Branching out with Planter no.2.  Credits:  Charlotte Grimshaw & Capability Jones

Their website promises that "this summer in the Urban Physic Garden there will be a festival of talks, workshops, film screenings and events.  It will be an outside space where a range of people can come together to explore the role of plants in science, health, well-being and the environment"  - what's not to like?

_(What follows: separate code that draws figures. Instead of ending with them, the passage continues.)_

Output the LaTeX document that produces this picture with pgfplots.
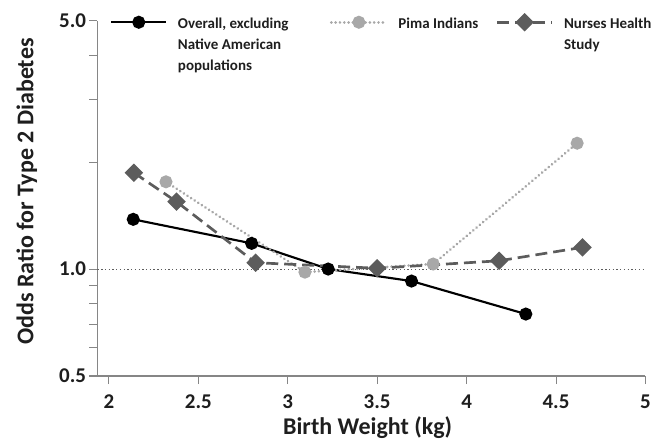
\documentclass[border=0pt]{standalone}
\usepackage{fontspec}
\setmainfont{Carlito}
\usepackage{pgfplots}
\pgfplotsset{compat=1.18}
\definecolor{pimagray}{RGB}{168,168,168}
\definecolor{nursegray}{RGB}{92,92,92}
\definecolor{axgray}{RGB}{134,134,134}
\definecolor{txt}{RGB}{30,30,30}
\begin{document}
\begin{tikzpicture}
\path[use as bounding box] (-73.1pt,-48pt) rectangle (424.9pt,282pt);
\begin{axis}[
  scale only axis, width=411pt, height=266.5pt,
  xmin=1.936, xmax=5, ymin=0.5, ymax=5, ymode=log,
  axis x line*=bottom, axis y line*=left,
  axis line style={axgray, line width=0.8pt, -},
  xtick={2,2.5,3,3.5,4,4.5,5},
  xticklabels={2,2.5,3,3.5,4,4.5,5},
  ytick={0.5,1,5}, yticklabels={0.5,1.0,5.0},
  minor ytick={0.6,0.7,0.8,0.9,2,3,4},
  tick align=outside,
  major tick length=6pt, minor tick length=6pt,
  every tick/.style={axgray, line width=0.8pt},
  ticklabel style={font=\fontsize{15.75}{18}\selectfont\bfseries, text=txt},
  yticklabel style={xshift=1pt},
  xticklabel style={yshift=-4.5pt},
  xlabel={Birth Weight (kg)}, ylabel={Odds Ratio for Type 2 Diabetes},
  label style={font=\fontsize{18}{21}\selectfont\bfseries, text=txt},
  xlabel style={at={(axis description cs:0.493,0)}, anchor=base, yshift=-43.5pt},
  ylabel style={at={(axis description cs:-0.129,0.519)}, anchor=center},
  legend columns=3,
  legend cell align=left,
  legend image code/.code={\draw[mark repeat=2,mark phase=2,#1] plot coordinates {(0pt,0pt) (20.6pt,0pt) (41.2pt,0pt)};},
  legend style={at={(axis description cs:0.0228,1.017)}, anchor=north west, draw=none, fill=none, inner sep=0pt,
    font=\fontsize{11.25}{16}\selectfont\bfseries, text=txt,
    cells={anchor=base west},
    /tikz/every odd column/.append style={column sep=6pt},
    /tikz/every even column/.append style={column sep=6pt}},
]
\addplot[forget plot, nursegray, line width=0.8pt, dash pattern=on 1pt off 1.8pt] coordinates {(1.936,1) (5,1)};
\addplot[black, line width=1.6pt, mark=*, mark size=4.1pt, mark options={solid}] coordinates {(2.136,1.38) (2.798,1.181) (3.226,1.0) (3.692,0.925) (4.331,0.747)};
\addlegendentry{\raisebox{-4.5pt}{\parbox[t]{106pt}{Overall, excluding\\Native American\\populations}}}
\addplot[pimagray, line width=2.2pt, line cap=round, dash pattern=on 0.01pt off 3.2pt, mark=*, mark size=3.75pt, mark options={solid}] coordinates {(2.319,1.76) (3.096,0.98) (3.813,1.033) (4.618,2.26)};
\addlegendentry{\raisebox{-4.5pt}{\parbox[t]{65pt}{Pima Indians}}}
\addplot[nursegray, line width=2pt, dash pattern=on 9pt off 4.5pt, mark=square*, mark size=3.9pt, mark options={solid, rotate=45}] coordinates {(2.140,1.866) (2.378,1.547) (2.82,1.042) (3.50,1.005) (4.182,1.055) (4.648,1.151)};
\addlegendentry{\raisebox{-4.5pt}{\parbox[t]{70pt}{Nurses Health\\Study}}}
\end{axis}
\end{tikzpicture}
\end{document}
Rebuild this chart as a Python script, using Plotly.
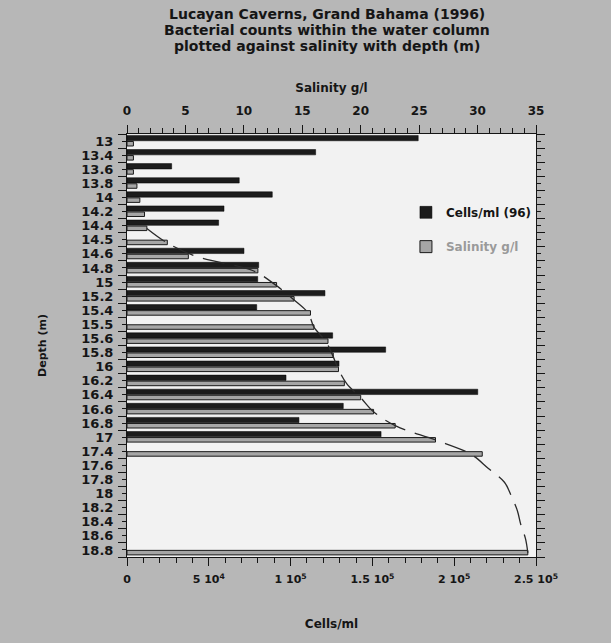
import plotly.graph_objects as go

# ---- data ----
depth_labels = ["13", "13.4", "13.6", "13.8", "14", "14.2", "14.4", "14.5", "14.6", "14.8",
                "15", "15.2", "15.4", "15.5", "15.6", "15.8", "16", "16.2", "16.4", "16.6",
                "16.8", "17", "17.4", "17.6", "17.8", "18", "18.2", "18.4", "18.6", "18.8"]

cells_per_ml = [178000, 115300, 27300, 68600, 88800, 59300, 56000, None, 71500, 80500,
                79900, 121000, 79300, None, 125700, 158100, 129600, 97200, 214400, 132200,
                105100, 155300, None, None, None, None, None, None, None, None]

salinity_gl = [0.55, 0.55, 0.55, 0.85, 1.1, 1.5, 1.7, 3.45, 5.25, 11.2,
               12.8, 14.3, 15.7, 16.0, 17.2, 17.65, 18.1, 18.6, 20.0, 21.1,
               22.95, 26.4, 30.4, None, None, None, None, None, None, 34.3]

# salinity profile line (dashed curve)
profile_gl = [None, None, None, None, None, None, 1.7, 3.4, 6.0, 10.8,
              12.7, 14.2, 15.5, 16.0, 17.0, 17.6, 18.1, 18.8, 20.0, 21.1,
              23.0, 26.4, 29.4, 30.9, 32.3, 32.9, 33.4, 33.7, 34.1, 34.3]

cell_ticks = [0, 50000, 100000, 150000, 200000, 250000]
cell_tick_text = ["0", "5 10<sup>4</sup>", "1 10<sup>5</sup>", "1.5 10<sup>5</sup>",
                  "2 10<sup>5</sup>", "2.5 10<sup>5</sup>"]
sal_ticks = [0, 5, 10, 15, 20, 25, 30, 35]

title_lines = ["Lucayan Caverns, Grand Bahama (1996)",
               "Bacterial counts within the water column",
               "plotted against salinity with depth (m)"]

idx = list(range(len(depth_labels)))
n = len(depth_labels)

FONT = "DejaVu Sans, Liberation Sans, Arial, sans-serif"
INK = "#151515"
PLOT_H = 423

fig = go.Figure()

fig.add_trace(go.Bar(
    y=idx, x=cells_per_ml, orientation="h", xaxis="x", yaxis="y",
    name="<b>Cells/ml (96)</b>", legend="legend",
    marker=dict(color="#1c1c1c", line=dict(color="#000000", width=0.5)),
    offset=-0.40, width=0.38,
))
fig.add_trace(go.Bar(
    y=idx, x=salinity_gl, orientation="h", xaxis="x2", yaxis="y",
    name="<span style='color:#9a9a9a'><b>Salinity g/l</b></span>", legend="legend2",
    marker=dict(color="#a6a6a6", line=dict(color="#1a1a1a", width=1)),
    offset=0.03, width=0.32,
))
fig.add_trace(go.Scatter(
    y=[i + 0.2 for i in idx], x=profile_gl, xaxis="x2", yaxis="y",
    mode="lines", line=dict(color="#2a2a2a", width=1.3, dash="22px,10px", shape="spline"),
    connectgaps=True, showlegend=False, hoverinfo="skip",
))

for txt, dy in zip(title_lines, [120, 104, 88]):
    fig.add_annotation(
        text=f"<b>{txt}</b>", xref="paper", yref="paper", x=0.489, y=1 + dy / PLOT_H,
        xanchor="center", yanchor="middle", showarrow=False,
        font=dict(size=14, color=INK, family=FONT),
    )

legend_common = dict(xanchor="left", yanchor="top", bgcolor="rgba(0,0,0,0)",
                     font=dict(size=12, color=INK, family=FONT), itemwidth=30)

fig.update_layout(
    width=611, height=643,
    margin=dict(l=127, r=75, t=134, b=86),
    paper_bgcolor="#b7b7b7",
    plot_bgcolor="#f2f2f2",
    font=dict(family=FONT, color=INK, size=12),
    barmode="overlay",
    showlegend=True,
    legend=dict(x=0.682, y=0.849, **legend_common),
    legend2=dict(x=0.682, y=0.768, **legend_common),
    xaxis=dict(
        range=[0, 250000], side="bottom",
        tickmode="array", tickvals=cell_ticks, ticktext=cell_tick_text,
        ticks="outside", ticklen=8, tickwidth=1, tickcolor=INK,
        minor=dict(dtick=10000, ticks="outside", ticklen=5, tickcolor=INK),
        showline=True, linecolor=INK, linewidth=1, showgrid=False, zeroline=False,
        tickfont=dict(size=11, weight="bold"), ticklabelstandoff=4,
        title=dict(text="<b>Cells/ml</b>", font=dict(size=12), standoff=34),
    ),
    xaxis2=dict(
        range=[0, 35], side="top", overlaying="x", anchor="y",
        tickmode="array", tickvals=sal_ticks,
        ticks="outside", ticklen=8, tickwidth=1, tickcolor=INK,
        minor=dict(dtick=1, ticks="outside", ticklen=5, tickcolor=INK),
        showline=True, linecolor=INK, linewidth=1, showgrid=False, zeroline=False,
        tickfont=dict(size=12, weight="bold"), ticklabelstandoff=5,
        title=dict(text="<b>Salinity g/l</b>", font=dict(size=12), standoff=9),
    ),
    yaxis=dict(
        range=[n - 0.5, -0.5],
        tickmode="array", tickvals=idx, ticktext=depth_labels,
        ticks="outside", ticklen=4, tickcolor=INK,
        minor=dict(tickmode="array", tickvals=[i - 0.5 for i in range(n + 1)],
                   ticks="outside", ticklen=8, tickcolor=INK),
        showline=True, linecolor=INK, linewidth=1, mirror="ticks",
        showgrid=False, zeroline=False,
        tickfont=dict(size=13, weight="bold"),
        ticklabelstandoff=6,
        title=dict(text="<b>Depth (m)</b>", font=dict(size=11), standoff=32),
    ),
)

fig.write_html(
    "out.html",
    config={"displayModeBar": False},
    post_script="document.body.style.margin='0';document.body.style.background='#b7b7b7';",
)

I for one am delighted to be involved and will definitely be dragging along Mr CJ to some of the events.  I also know that they are always keen for people to get involved in whatever way they can, so check out their website and see if there's anything you can do to support this excellent project

Wednesday, April 27, 2011

HBGB Trainee

So, I went for my interview at Myddleton House for the HBGB trainee role (Historic and Botanic Gardens Bursary Scheme - funded by Heritage Lottery Fund) on Thursday and was offered a place at The Chelsea Physic Garden starting in September - hurray!  I think I aced the interview with my plant ID, especially identifying Japanese knotweed correctly - Fallopia japonica, family Polygonaceae.  Of course I swotted up beforehand  and saw that Mr Bowles was fond of the pernicious weed and so I duly learnt the Latin name and family!

Incidentally, the garden at Myddleton House is absolutely lovely and is going through huge regeneration currently but all in line with how E A Bowles (the original owner) originally had it.  I particularly liked the bed that he named "The Lunatic Asylum" which had all the plants that he thought that were a bit strange; this included the Monkey Puzzle tree (Araucaria araucana - Araucariaceae) which is my favourite plant of all time.  "What is your favourite plant?" is a familiar question in horticultural interviews and the Monkey Puzzle is mine - this is a bit embarrassing to admit to, but what can you do?  As one interviewer recently said on hearing this "We won't hold it against you" but I think he did as I didn't get the job.

I am beyond excited - I can't wait until people ask me what I do for a living and I can tell them I am a gardener; it's a dream come true..............  Watch this space.